For that reason i kept to the iPhone as the App ecosystem between the two is pretty much on par.
Couldn’t be happier the camera on my iPhone 6 is excellent just like my 5 was, everytime it’s fast to take the shot and is 90% of the time sharp and well balanced, even in low light conditions.
When it works, I’m happy with the Google Camera under CM on my Moto Droid Razr Maxx (not even the HD).
On the other hand, it regularly locks up and crashes.
I hope the Droid Turbo is down to a reasonable price by my upgrade date. I know the camera has some issues, but for a camera I use because it is conveniently always in my pocket, it should be good enough…as long as it doesn’t crash and lock up.
When I plan to take pictures, I usually take my regular camera with me.
I for one bought my Nokia 808 for its camera, which still has the largest sensor of all smartphone cameras (bar the Panasonic DMC-CM1) and the Pureview technology enabling “lossless digital zoom” (I’m oversimplifying things, but if you like you can read a well-written summary of how it works here: http://i.nokia.com/blob/view/-/1486928/data/2/-/PureView-imaging-te… ).

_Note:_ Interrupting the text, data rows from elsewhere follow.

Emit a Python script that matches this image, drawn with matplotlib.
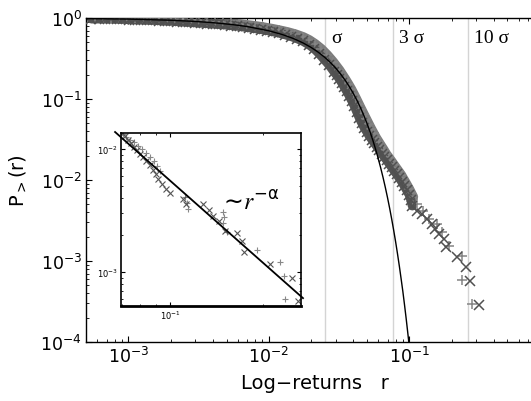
import matplotlib
matplotlib.use('Agg')
import matplotlib.pyplot as plt
from matplotlib.ticker import NullFormatter

plt.rcParams['font.family'] = ['DejaVu Sans']
plt.rcParams['mathtext.default'] = 'regular'

# main panel, data set 1 (x markers): return r and P_>(r)
r_cross = [5.46e-4, 6.22e-4, 6.86e-4, 7.57e-4, 8.35e-4, 9.21e-4, 1.016e-3,
           1.122e-3, 1.239e-3, 1.366e-3, 1.507e-3, 1.663e-3, 1.834e-3,
           2.023e-3, 2.23e-3, 2.46e-3, 2.72e-3, 3.00e-3, 3.31e-3, 3.65e-3,
           4.03e-3, 4.45e-3, 4.90e-3, 5.41e-3, 5.97e-3, 6.59e-3, 7.26e-3,
           8.02e-3, 8.85e-3, 9.75e-3, 1.076e-2, 1.188e-2, 1.310e-2,
           1.445e-2, 1.596e-2, 1.76e-2, 1.94e-2, 2.11e-2, 2.29e-2, 2.48e-2,
           2.70e-2, 2.92e-2, 3.05e-2, 3.18e-2, 3.31e-2, 3.44e-2, 3.59e-2,
           3.74e-2, 3.90e-2, 4.06e-2, 4.23e-2, 4.41e-2, 4.59e-2, 4.79e-2,
           4.99e-2, 5.19e-2, 5.41e-2, 5.64e-2, 5.87e-2, 6.11e-2, 6.37e-2,
           6.64e-2, 6.92e-2, 7.21e-2, 7.50e-2, 7.82e-2, 8.15e-2, 8.49e-2,
           8.85e-2, 9.21e-2, 9.60e-2, 0.100, 0.1025, 0.1051, 0.1140, 0.1237,
           0.1343, 0.1458, 0.1531, 0.1635, 0.1774, 0.1834, 0.2196, 0.2545,
           0.2718, 0.3149]
p_cross = [0.972, 0.972, 0.972, 0.972, 0.966, 0.961, 0.955, 0.950, 0.945,
           0.939, 0.934, 0.926, 0.918, 0.911, 0.903, 0.893, 0.882, 0.872,
           0.863, 0.853, 0.843, 0.831, 0.820, 0.806, 0.792, 0.774, 0.757,
           0.738, 0.719, 0.699, 0.675, 0.649, 0.620, 0.589, 0.553, 0.513,
           0.464, 0.414, 0.359, 0.307, 0.259, 0.215, 0.195, 0.1766, 0.1575,
           0.1406, 0.1238, 0.1089, 0.0945, 0.0819, 0.0691, 0.0583, 0.0505,
           0.0438, 0.0391, 0.0349, 0.0316, 0.0286, 0.0259, 0.0235, 0.0212,
           0.0192, 0.0174, 0.0158, 0.01427, 0.01291, 0.01169, 0.01059,
           0.00945, 0.00843, 0.00742, 0.00653, 0.00566, 0.00478, 0.00414,
           0.00380, 0.00330, 0.00287, 0.00248, 0.00215, 0.00187, 0.00149,
           0.00112, 8.43e-4, 5.66e-4, 2.86e-4]

# main panel, data set 2 (+ markers)
r_plus = [5.82e-4, 6.64e-4, 7.57e-4, 8.63e-4, 9.84e-4, 1.122e-3, 1.279e-3,
          1.459e-3, 1.663e-3, 1.895e-3, 2.16e-3, 2.46e-3, 2.81e-3, 3.20e-3,
          3.65e-3, 4.16e-3, 4.74e-3, 5.41e-3, 6.17e-3, 7.03e-3, 8.02e-3,
          9.14e-3, 1.042e-2, 1.188e-2, 1.354e-2, 1.545e-2, 1.76e-2, 1.94e-2,
          2.14e-2, 2.37e-2, 2.61e-2, 2.88e-2, 3.18e-2, 3.50e-2, 3.68e-2,
          3.86e-2, 4.03e-2, 4.20e-2, 4.37e-2, 4.55e-2, 4.74e-2, 4.94e-2,
          5.15e-2, 5.37e-2, 5.59e-2, 5.82e-2, 6.07e-2, 6.32e-2, 6.59e-2,
          6.86e-2, 7.15e-2, 7.45e-2, 7.76e-2, 8.08e-2, 8.42e-2, 8.77e-2,
          9.06e-2, 9.37e-2, 9.68e-2, 0.100, 0.1033, 0.1068, 0.1140, 0.1258,
          0.1388, 0.1582, 0.1718, 0.1927, 0.2385, 0.2385, 0.2808]
p_plus = [1.0, 1.0, 1.0, 1.0, 1.0, 0.998, 0.996, 0.994, 0.992, 0.989, 0.977,
          0.964, 0.950, 0.934, 0.918, 0.900, 0.882, 0.863, 0.843, 0.820,
          0.797, 0.770, 0.740, 0.707, 0.672, 0.631, 0.582, 0.535, 0.478,
          0.414, 0.349, 0.286, 0.228, 0.1766, 0.1532, 0.1329, 0.1153, 0.100,
          0.0868, 0.0752, 0.0653, 0.0566, 0.0491, 0.0426, 0.0375, 0.0330,
          0.0294, 0.0263, 0.0235, 0.0209, 0.01896, 0.0172, 0.01553, 0.01407,
          0.01273, 0.01153, 0.01043, 0.00945, 0.00855, 0.00774, 0.00691,
          0.00617, 0.00506, 0.00414, 0.00330, 0.00287, 0.00228, 0.00153,
          0.00115, 5.82e-4, 2.94e-4]

# number of points in the dense (overlapping) part of each set
n_dense_cross = 74
n_dense_plus = 62

# Gaussian reference curve (black line)
r_gauss = [5e-4, 7e-4, 1e-3, 2e-3, 3e-3, 4e-3, 5.5e-3, 7e-3, 0.01, 0.0125,
           0.015, 0.0175, 0.02, 0.0225, 0.025, 0.0275, 0.03, 0.0325, 0.035,
           0.0375, 0.04, 0.0425, 0.045, 0.0475, 0.05, 0.0525, 0.055, 0.0575,
           0.06, 0.0625, 0.065, 0.0675, 0.07, 0.0725, 0.075, 0.0775, 0.08,
           0.0825, 0.085, 0.0875, 0.09, 0.0925, 0.095, 0.0975, 0.1]
p_gauss = [0.984, 0.978, 0.969, 0.9375, 0.906, 0.875, 0.829, 0.784, 0.695,
           0.624, 0.557, 0.4926, 0.433, 0.3776, 0.327, 0.281, 0.2396, 0.2024,
           0.1698, 0.1414, 0.1166, 0.0956, 0.0776, 0.0624, 0.0499, 0.0395,
           0.0310, 0.02414, 0.01862, 0.01424, 0.0108, 0.00812, 0.00605,
           0.00447, 0.00327, 0.002374, 0.00171, 0.001216, 8.6e-4, 6.0e-4,
           4.2e-4, 2.87e-4, 1.95e-4, 1.31e-4, 8.8e-5]

# sigma markers
sigma_pos = [0.0253, 0.0769, 0.263]
sigma_labels = ['σ', '3 σ', '10 σ']

# inset: zoom on the tail with power-law fit
ri_cross = [0.0700, 0.0716, 0.0732, 0.0749, 0.0765, 0.0782, 0.0800, 0.0818,
            0.0837, 0.0862, 0.0882, 0.0901, 0.0915, 0.0942, 0.0971, 0.100,
            0.1101, 0.1126, 0.1278, 0.1336, 0.1376, 0.1439, 0.1505, 0.1645,
            0.1708, 0.1733, 0.2102, 0.2475, 0.2588]
pi_cross = [0.01349, 0.01276, 0.01184, 0.01119, 0.01038, 0.00981, 0.00911,
            0.00861, 0.00799, 0.00741, 0.00675, 0.00626, 0.00570, 0.00519,
            0.00473, 0.00439, 0.00392, 0.00357, 0.00357, 0.00319, 0.00285,
            0.00260, 0.00215, 0.00207, 0.00179, 0.00145, 0.001161, 8.94e-4,
            5.81e-4]
ri_plus = [0.0705, 0.0721, 0.0743, 0.0765, 0.0789, 0.0812, 0.0837, 0.0862,
           0.0888, 0.0908, 0.0928, 0.1118, 0.1135, 0.1143, 0.1483, 0.1494,
           0.1483, 0.1527, 0.1909, 0.2264, 0.2333, 0.2350]
pi_plus = [0.01324, 0.01252, 0.01184, 0.01140, 0.01058, 0.0100, 0.00928,
           0.00861, 0.00799, 0.00727, 0.00663, 0.00407, 0.00364, 0.00325,
           0.00307, 0.00280, 0.00250, 0.00211, 0.00151, 0.001206, 9.28e-4,
           6.03e-4]
r_fit = [0.0665, 0.2685]
p_fit = [0.01375, 6.14e-4]

fig = plt.figure(figsize=(5.31, 4.02), dpi=100)
ax = fig.add_axes([0.1620, 0.1468, 0.8606, 0.8060])

for xv in sigma_pos:
    ax.axvline(xv, color='#d4d4d4', lw=1.0, zorder=1)

# the overlapping markers form a solid grey band where points are dense
ax.plot(r_plus[:n_dense_plus], p_plus[:n_dense_plus], color='#7c7c7c',
        lw=7, solid_capstyle='round', zorder=2)
ax.plot(r_cross[:n_dense_cross], p_cross[:n_dense_cross], color='#555555',
        lw=6.5, solid_capstyle='round', zorder=2)
ax.plot(r_plus, p_plus, ls='none', marker='+', ms=7.5, mew=1.1,
        color='#858585', zorder=3)
ax.plot(r_cross, p_cross, ls='none', marker='x', ms=7, mew=1.1,
        color='#505050', zorder=3)
ax.plot(r_gauss, p_gauss, color='black', lw=1.0, zorder=4)

for xv, lab in zip(sigma_pos, sigma_labels):
    ax.annotate(lab, xy=(xv, 1), xycoords=('data', 'axes fraction'),
                xytext=(4, -17), textcoords='offset points', va='baseline',
                ha='left', family='Liberation Serif', fontsize=14)

ax.set_xscale('log')
ax.set_yscale('log')
ax.set_xlim(5e-4, 0.895)
ax.set_ylim(1e-4, 1)
ax.tick_params(which='both', direction='in', top=True, right=True,
               labelsize=12.5)
ax.tick_params(which='major', length=4, pad=3)
ax.tick_params(which='minor', length=2)
ax.set_xlabel('Log\u2212returns   r', fontsize=14, labelpad=5)
ax.set_ylabel('P$_>$(r)', fontsize=14, labelpad=9)
for s in ax.spines.values():
    s.set_linewidth(1.0)

# inset
axi = fig.add_axes([0.2279, 0.2363, 0.3390, 0.4303])
axi.plot(ri_plus, pi_plus, ls='none', marker='+', ms=5, mew=0.8,
         color='#888888')
axi.plot(ri_cross, pi_cross, ls='none', marker='x', ms=4.5, mew=0.8,
         color='#555555')
axi.plot(r_fit, p_fit, color='black', lw=1.3, clip_on=False)
axi.set_xscale('log')
axi.set_yscale('log')
axi.set_xlim(0.0695, 0.2646)
axi.set_ylim(5.3e-4, 0.01349)
axi.xaxis.set_minor_formatter(NullFormatter())
axi.yaxis.set_minor_formatter(NullFormatter())
axi.tick_params(which='both', direction='in', top=True, right=True,
                labelsize=6, pad=2)
axi.tick_params(which='major', length=3)
axi.tick_params(which='minor', length=1.5)
for s in axi.spines.values():
    s.set_linewidth(1.2)
axi.spines['bottom'].set_linewidth(2.0)
axi.text(0.55, 0.56, r'$\sim\!\mathit{r}^{-\alpha}$',
         transform=axi.transAxes, fontsize=17, math_fontfamily='stix',
         va='baseline')

fig.savefig('out.png', dpi=100)
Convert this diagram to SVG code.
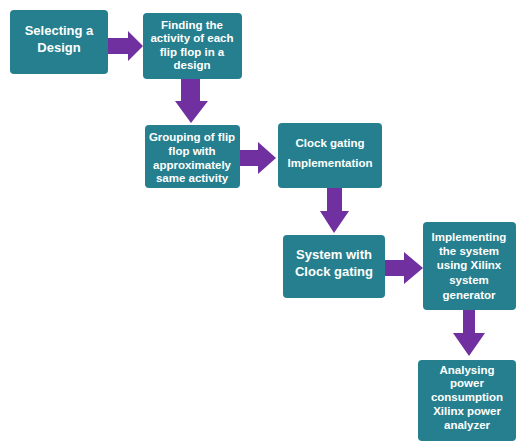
<svg xmlns="http://www.w3.org/2000/svg" width="518" height="443" viewBox="0 0 518 443">
<style>
.box{fill:#267f8e;}
.t{font-family:"Liberation Sans",Arial,sans-serif;font-weight:bold;font-size:11.5px;fill:#ffffff;text-anchor:middle;}
.t1{font-size:13px;}
.arr{fill:#7030a0;}
</style>
<rect width="518" height="443" fill="#ffffff"/>
<g id="connectors">
<polygon class="arr" points="107,38 128,38 128,31 143,46 128,61 128,54 107,54"/>
<polygon class="arr" points="181,79 200,79 200,101 208,101 191,123 175,101 181,101"/>
<polygon class="arr" points="240,150 258,150 258,142 276,158 258,174 258,166 240,166"/>
<polygon class="arr" points="327,188 342,188 342,211 349,211 334,233 320,211 327,211"/>
<polygon class="arr" points="385,260 404,260 404,252 423,268 404,284 404,276 385,276"/>
<polygon class="arr" points="463,310 475,310 475,333 485,333 469,356 453,333 463,333"/>
</g>
<g id="n1"><rect class="box" x="10" y="10" width="98" height="64" rx="4"/>
<text class="t t1" x="59" y="35">Selecting a</text><text class="t t1" x="59" y="52">Design</text></g>
<g id="n2"><rect class="box" x="143" y="13" width="99" height="66" rx="4"/>
<text class="t" x="192" y="29">Finding the</text><text class="t" x="192" y="42">activity of each</text><text class="t" x="192" y="56">flip flop in a</text><text class="t" x="192" y="69">design</text></g>
<g id="n3"><rect class="box" x="145" y="125" width="95" height="63" rx="4"/>
<text class="t" x="192" y="141">Grouping of flip</text><text class="t" x="192" y="155">flop with</text><text class="t" x="192" y="169">approximately</text><text class="t" x="192" y="182">same activity</text></g>
<g id="n4"><rect class="box" x="278" y="123" width="104" height="65" rx="4"/>
<text class="t" x="330" y="147">Clock gating</text><text class="t" x="330" y="167">Implementation</text></g>
<g id="n5"><rect class="box" x="283" y="235" width="102" height="63" rx="4"/>
<text class="t t1" x="334" y="259">System with</text><text class="t t1" x="334" y="276">Clock gating</text></g>
<g id="n6"><rect class="box" x="423" y="222" width="93" height="88" rx="4"/>
<text class="t" x="469" y="241">Implementing</text><text class="t" x="469" y="255">the system</text><text class="t" x="469" y="269">using Xilinx</text><text class="t" x="469" y="284">system</text><text class="t" x="469" y="299">generator</text></g>
<g id="n7"><rect class="box" x="418" y="360" width="98" height="81" rx="4"/>
<text class="t" x="467" y="374">Analysing</text><text class="t" x="467" y="387">power</text><text class="t" x="467" y="401">consumption</text><text class="t" x="467" y="415">Xilinx power</text><text class="t" x="467" y="429">analyzer</text></g>
</svg>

Apart from the noiseless, high quality results you get when you don’t need the “digital zoom” thanks to oversampling information from a 33-38 MP sensor area, what I find most valuable is being able to properly compose and frame a shot. That’s something I would have never been able to do with any other smartphone camera before, and something I can’t part from.
The Lumia 1020 builds on that, adding optical image stabilization, but its shot-to-shot times are intolerably long for me.
The iPhone 6 plus pairs an average-sized sensor with OIS and best-in-class image processing, so results are very good. But not outstanding. Excellence is elsewhere.
and as long as the camera doesn’t suck it’s okay. Meaning that if you take a photo and someone looks at it and says it sucks that might mean your cell phone camera isn’t competitive.